Başka bir işçi ise söyledikleriyle patlamanın nasıl tartışıldığını özetliyor: “Açıklamalara kimse inanmıyor. Çünkü insanların canının onlar için hiçbir değeri yok. Varsa yoksa seçim kazanmak. Bu seçimde bizler asgari ücrete ve yaşadığımız sefalete bakacağız.”
Bir inşaat işçisi direkt “seçim” diyor. “Tarih kendini yeniden tekrar ediyor” diyerek 7 Haziran’ı hatırlatıyor: “Bu ülkede bombalar daha önce de patlatıldı. Ama ne oldu, hayat durdu mu? Hayır. Bu ülkede çalışan işçiler olarak zaten evimize tek parça döner miyiz diye her gün kaygı içindeyiz.” Eliyle, çalıştığı yükselen inşaat binasını gösteren işçi, “Burada hiçbir can güvenliğimiz yok. Patrona söylüyoruz, iskele bozuk diyoruz, arkasını dönüp gidiyor. Eve ekmek götürmek zorundayız. 45 yaşındayım böyle kötü bir dönem görmedim” diyor.

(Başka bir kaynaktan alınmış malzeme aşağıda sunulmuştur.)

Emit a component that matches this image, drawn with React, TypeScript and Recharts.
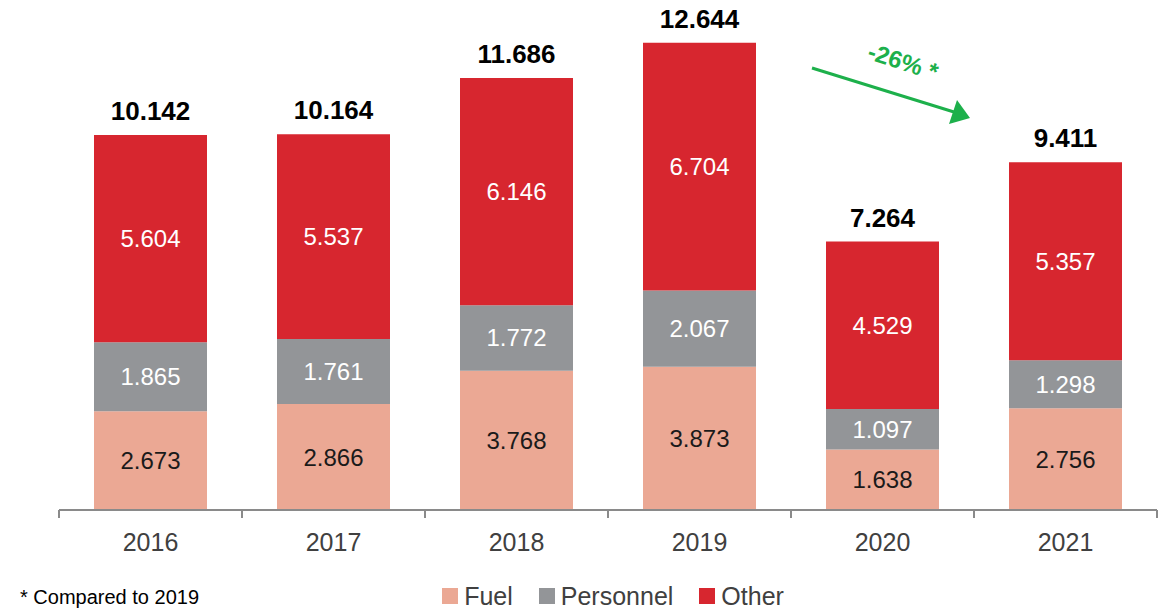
import React from "react";
import { BarChart, Bar, XAxis, YAxis, LabelList, Legend } from "recharts";

const years = ["2016", "2017", "2018", "2019", "2020", "2021"];
const fuel = [2.673, 2.866, 3.768, 3.873, 1.638, 2.756];
const personnel = [1.865, 1.761, 1.772, 2.067, 1.097, 1.298];
const other = [5.604, 5.537, 6.146, 6.704, 4.529, 5.357];
const totals = [10.142, 10.164, 11.686, 12.644, 7.264, 9.411];

const series = [
  { key: "fuel", name: "Fuel", color: "#EBA894", text: "#1a1a1a" },
  { key: "personnel", name: "Personnel", color: "#939598", text: "#ffffff" },
  { key: "other", name: "Other", color: "#D7262F", text: "#ffffff" },
];

const data = years.map((year, i) => ({
  year,
  fuel: fuel[i],
  personnel: personnel[i],
  other: other[i],
  total: totals[i],
}));

const W = 1171;
const H = 611;
const margin = { top: 11, right: 14, left: 59, bottom: 0 };
const halfBand = (W - margin.left - margin.right) / years.length / 2;
const font = "'Liberation Sans', Arial, sans-serif";

const fmt = (v: any) => Number(v).toFixed(3);

function YearTick(props: any) {
  const { x, y, payload, index } = props;
  const last = index === years.length - 1;
  return (
    <g>
      <line x1={x - halfBand} x2={x - halfBand} y1={y - 8} y2={y} stroke="#8a8a8a" strokeWidth={2} />
      {last && (
        <line x1={x + halfBand} x2={x + halfBand} y1={y - 8} y2={y} stroke="#8a8a8a" strokeWidth={2} />
      )}
      <text x={x} y={y + 33} textAnchor="middle" fill="#404040" fontSize={25} fontFamily={font}>
        {payload.value}
      </text>
    </g>
  );
}

function LegendBox() {
  return (
    <div
      style={{
        height: 30,
        display: "flex",
        justifyContent: "center",
        alignItems: "center",
        gap: 26,
        fontFamily: font,
        fontSize: 25,
        color: "#404040",
        paddingLeft: 10,
      }}
    >
      {series.map((s) => (
        <span key={s.key} style={{ display: "flex", alignItems: "center", gap: 6 }}>
          <span style={{ width: 16, height: 16, background: s.color, display: "inline-block" }} />
          {s.name}
        </span>
      ))}
    </div>
  );
}

export default function App() {
  return (
    <div style={{ position: "absolute", left: 0, top: 0, width: W, height: H, overflow: "hidden", background: "#fff" }}>
      <BarChart width={W} height={H} data={data} margin={margin} barSize={113}>
        <XAxis
          dataKey="year"
          height={71}
          axisLine={{ stroke: "#8a8a8a", strokeWidth: 2 }}
          tickLine={false}
          tick={<YearTick />}
          interval={0}
        />
        <YAxis hide domain={[0, 13.5]} />
        <Legend verticalAlign="bottom" content={<LegendBox />} />
        {series.map((s) => (
          <Bar key={s.key} dataKey={s.key} name={s.name} stackId="a" fill={s.color} isAnimationActive={false}>
            <LabelList
              dataKey={s.key}
              position="center"
              formatter={fmt}
              fill={s.text}
              fontSize={24}
              fontFamily={font}
            />
            {s.key === "other" && (
              <LabelList
                dataKey="total"
                position="top"
                offset={15}
                formatter={fmt}
                fill="#000"
                fontSize={26}
                fontWeight="bold"
                fontFamily={font}
              />
            )}
          </Bar>
        ))}
      </BarChart>
      <svg width={W} height={H} style={{ position: "absolute", left: 0, top: 0, pointerEvents: "none" }}>
        <line x1={812} y1={68} x2={954} y2={112} stroke="#1DB04B" strokeWidth={3} />
        <polygon points="970,118 949,124 957,100" fill="#1DB04B" />
        <text
          x={903}
          y={70}
          textAnchor="middle"
          fill="#1DB04B"
          fontSize={24}
          fontWeight="bold"
          fontFamily={font}
          transform="rotate(18 903 62)"
        >
          -26% *
        </text>
      </svg>
      <div style={{ position: "absolute", left: 20, top: 586, fontFamily: font, fontSize: 20, color: "#000" }}>
        * Compared to 2019
      </div>
    </div>
  );
}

Büyük bir tekstil fabrikasında asgari ücretle çalışan işçiler yeni asgari ücret zammını merakla beklediklerini söylüyorlar. İşçiler, “Biz seçim yatırımı için asgari ücrete hatırı sayılır bir zam yapılır sanıyorduk ama daha çok milliyetçi duygular üzerinden gidilecek seçimlere gibi” diyor.